◆ **Given request**:
Write the data out again exactly, with no pictures.

....

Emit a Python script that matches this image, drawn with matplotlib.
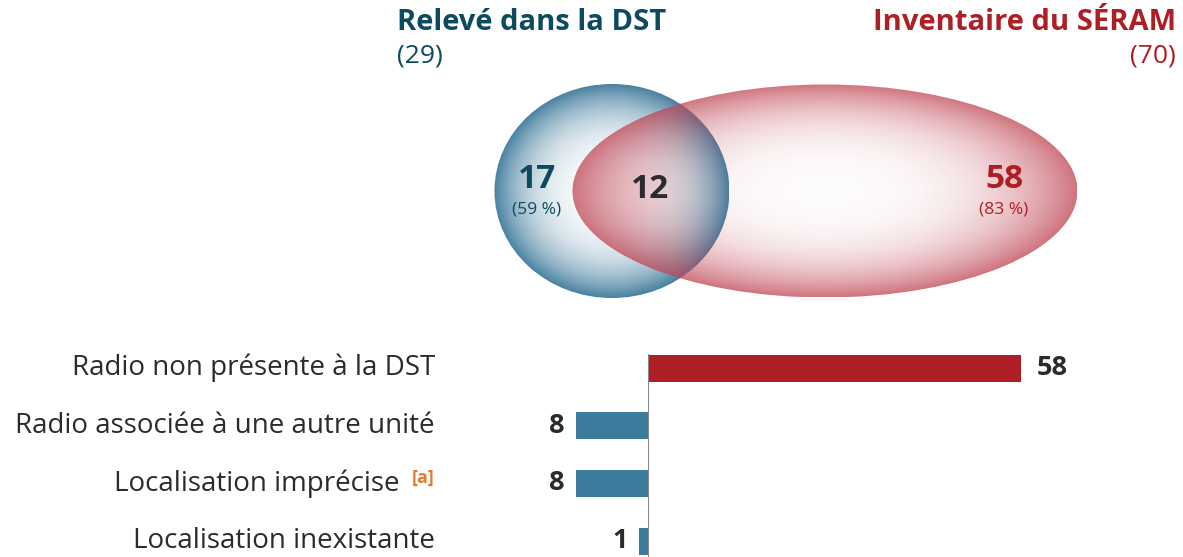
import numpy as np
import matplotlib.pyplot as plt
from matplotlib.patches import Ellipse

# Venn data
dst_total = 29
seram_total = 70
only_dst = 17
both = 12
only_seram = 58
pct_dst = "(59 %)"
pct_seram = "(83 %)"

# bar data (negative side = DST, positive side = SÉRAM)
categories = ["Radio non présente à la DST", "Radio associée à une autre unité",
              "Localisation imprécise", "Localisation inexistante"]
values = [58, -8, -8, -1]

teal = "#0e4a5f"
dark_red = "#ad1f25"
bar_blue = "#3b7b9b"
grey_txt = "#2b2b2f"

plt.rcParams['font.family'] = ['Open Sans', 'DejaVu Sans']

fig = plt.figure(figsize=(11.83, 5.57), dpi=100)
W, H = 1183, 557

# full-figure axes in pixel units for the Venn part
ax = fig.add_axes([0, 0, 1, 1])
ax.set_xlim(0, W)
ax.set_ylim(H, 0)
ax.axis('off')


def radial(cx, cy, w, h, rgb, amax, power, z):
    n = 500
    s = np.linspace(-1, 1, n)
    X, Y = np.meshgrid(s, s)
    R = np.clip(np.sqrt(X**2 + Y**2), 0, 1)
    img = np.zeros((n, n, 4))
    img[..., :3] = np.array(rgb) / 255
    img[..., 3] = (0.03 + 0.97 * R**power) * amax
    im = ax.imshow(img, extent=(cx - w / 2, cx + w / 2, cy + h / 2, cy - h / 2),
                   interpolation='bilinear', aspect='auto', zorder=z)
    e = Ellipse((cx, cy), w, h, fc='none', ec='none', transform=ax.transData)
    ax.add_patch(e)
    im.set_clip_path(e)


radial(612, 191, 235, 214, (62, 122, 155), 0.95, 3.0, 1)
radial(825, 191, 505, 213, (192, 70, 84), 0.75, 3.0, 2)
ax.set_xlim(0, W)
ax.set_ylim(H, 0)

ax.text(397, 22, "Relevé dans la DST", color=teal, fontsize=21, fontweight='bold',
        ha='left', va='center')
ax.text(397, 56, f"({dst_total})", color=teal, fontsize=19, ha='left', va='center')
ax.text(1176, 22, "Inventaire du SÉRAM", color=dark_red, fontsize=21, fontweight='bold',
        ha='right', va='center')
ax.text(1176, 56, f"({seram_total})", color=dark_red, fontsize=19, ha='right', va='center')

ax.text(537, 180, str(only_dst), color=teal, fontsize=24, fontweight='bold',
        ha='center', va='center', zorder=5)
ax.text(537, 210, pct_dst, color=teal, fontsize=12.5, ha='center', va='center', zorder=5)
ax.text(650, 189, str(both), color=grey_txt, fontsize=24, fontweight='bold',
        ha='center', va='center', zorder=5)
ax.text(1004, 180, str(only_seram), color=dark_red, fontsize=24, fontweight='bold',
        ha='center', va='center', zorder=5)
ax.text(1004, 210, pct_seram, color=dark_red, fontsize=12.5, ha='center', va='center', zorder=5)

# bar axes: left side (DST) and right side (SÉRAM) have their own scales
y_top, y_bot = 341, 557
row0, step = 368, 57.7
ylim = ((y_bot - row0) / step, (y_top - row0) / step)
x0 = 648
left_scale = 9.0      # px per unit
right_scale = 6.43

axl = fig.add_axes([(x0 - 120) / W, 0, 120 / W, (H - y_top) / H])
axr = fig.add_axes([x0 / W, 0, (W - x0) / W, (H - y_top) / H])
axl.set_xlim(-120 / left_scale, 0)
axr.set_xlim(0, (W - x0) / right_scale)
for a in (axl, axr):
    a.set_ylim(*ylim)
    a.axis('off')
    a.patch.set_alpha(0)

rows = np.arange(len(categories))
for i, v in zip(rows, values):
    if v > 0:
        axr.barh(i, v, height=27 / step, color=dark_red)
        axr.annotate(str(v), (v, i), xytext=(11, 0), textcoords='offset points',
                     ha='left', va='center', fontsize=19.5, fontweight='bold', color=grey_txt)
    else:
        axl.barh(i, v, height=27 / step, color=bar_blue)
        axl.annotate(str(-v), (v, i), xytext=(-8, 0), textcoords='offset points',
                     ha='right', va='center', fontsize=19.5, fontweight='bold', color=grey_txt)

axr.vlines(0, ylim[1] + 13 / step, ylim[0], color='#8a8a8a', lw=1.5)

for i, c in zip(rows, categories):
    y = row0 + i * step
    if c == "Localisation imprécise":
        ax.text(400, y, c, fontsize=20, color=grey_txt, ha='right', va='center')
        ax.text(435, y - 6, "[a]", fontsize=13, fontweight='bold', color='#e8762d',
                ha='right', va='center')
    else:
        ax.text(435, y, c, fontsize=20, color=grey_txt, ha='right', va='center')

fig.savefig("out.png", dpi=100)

....

◆ **Full output**:
Emit a Python script that matches this image, drawn with matplotlib.
import numpy as np
import matplotlib.pyplot as plt
from matplotlib.patches import Ellipse

# Venn data
dst_total = 29
seram_total = 70
only_dst = 17
both = 12
only_seram = 58
pct_dst = "(59 %)"
pct_seram = "(83 %)"

# bar data (negative side = DST, positive side = SÉRAM)
categories = ["Radio non présente à la DST", "Radio associée à une autre unité",
              "Localisation imprécise", "Localisation inexistante"]
values = [58, -8, -8, -1]

teal = "#0e4a5f"
dark_red = "#ad1f25"
bar_blue = "#3b7b9b"
grey_txt = "#2b2b2f"

plt.rcParams['font.family'] = ['Open Sans', 'DejaVu Sans']

fig = plt.figure(figsize=(11.83, 5.57), dpi=100)
W, H = 1183, 557

# full-figure axes in pixel units for the Venn part
ax = fig.add_axes([0, 0, 1, 1])
ax.set_xlim(0, W)
ax.set_ylim(H, 0)
ax.axis('off')


def radial(cx, cy, w, h, rgb, amax, power, z):
    n = 500
    s = np.linspace(-1, 1, n)
    X, Y = np.meshgrid(s, s)
    R = np.clip(np.sqrt(X**2 + Y**2), 0, 1)
    img = np.zeros((n, n, 4))
    img[..., :3] = np.array(rgb) / 255
    img[..., 3] = (0.03 + 0.97 * R**power) * amax
    im = ax.imshow(img, extent=(cx - w / 2, cx + w / 2, cy + h / 2, cy - h / 2),
                   interpolation='bilinear', aspect='auto', zorder=z)
    e = Ellipse((cx, cy), w, h, fc='none', ec='none', transform=ax.transData)
    ax.add_patch(e)
    im.set_clip_path(e)


radial(612, 191, 235, 214, (62, 122, 155), 0.95, 3.0, 1)
radial(825, 191, 505, 213, (192, 70, 84), 0.75, 3.0, 2)
ax.set_xlim(0, W)
ax.set_ylim(H, 0)

ax.text(397, 22, "Relevé dans la DST", color=teal, fontsize=21, fontweight='bold',
        ha='left', va='center')
ax.text(397, 56, f"({dst_total})", color=teal, fontsize=19, ha='left', va='center')
ax.text(1176, 22, "Inventaire du SÉRAM", color=dark_red, fontsize=21, fontweight='bold',
        ha='right', va='center')
ax.text(1176, 56, f"({seram_total})", color=dark_red, fontsize=19, ha='right', va='center')

ax.text(537, 180, str(only_dst), color=teal, fontsize=24, fontweight='bold',
        ha='center', va='center', zorder=5)
ax.text(537, 210, pct_dst, color=teal, fontsize=12.5, ha='center', va='center', zorder=5)
ax.text(650, 189, str(both), color=grey_txt, fontsize=24, fontweight='bold',
        ha='center', va='center', zorder=5)
ax.text(1004, 180, str(only_seram), color=dark_red, fontsize=24, fontweight='bold',
        ha='center', va='center', zorder=5)
ax.text(1004, 210, pct_seram, color=dark_red, fontsize=12.5, ha='center', va='center', zorder=5)

# bar axes: left side (DST) and right side (SÉRAM) have their own scales
y_top, y_bot = 341, 557
row0, step = 368, 57.7
ylim = ((y_bot - row0) / step, (y_top - row0) / step)
x0 = 648
left_scale = 9.0      # px per unit
right_scale = 6.43

axl = fig.add_axes([(x0 - 120) / W, 0, 120 / W, (H - y_top) / H])
axr = fig.add_axes([x0 / W, 0, (W - x0) / W, (H - y_top) / H])
axl.set_xlim(-120 / left_scale, 0)
axr.set_xlim(0, (W - x0) / right_scale)
for a in (axl, axr):
    a.set_ylim(*ylim)
    a.axis('off')
    a.patch.set_alpha(0)

rows = np.arange(len(categories))
for i, v in zip(rows, values):
    if v > 0:
        axr.barh(i, v, height=27 / step, color=dark_red)
        axr.annotate(str(v), (v, i), xytext=(11, 0), textcoords='offset points',
                     ha='left', va='center', fontsize=19.5, fontweight='bold', color=grey_txt)
    else:
        axl.barh(i, v, height=27 / step, color=bar_blue)
        axl.annotate(str(-v), (v, i), xytext=(-8, 0), textcoords='offset points',
                     ha='right', va='center', fontsize=19.5, fontweight='bold', color=grey_txt)

axr.vlines(0, ylim[1] + 13 / step, ylim[0], color='#8a8a8a', lw=1.5)

for i, c in zip(rows, categories):
    y = row0 + i * step
    if c == "Localisation imprécise":
        ax.text(400, y, c, fontsize=20, color=grey_txt, ha='right', va='center')
        ax.text(435, y - 6, "[a]", fontsize=13, fontweight='bold', color='#e8762d',
                ha='right', va='center')
    else:
        ax.text(435, y, c, fontsize=20, color=grey_txt, ha='right', va='center')

fig.savefig("out.png", dpi=100)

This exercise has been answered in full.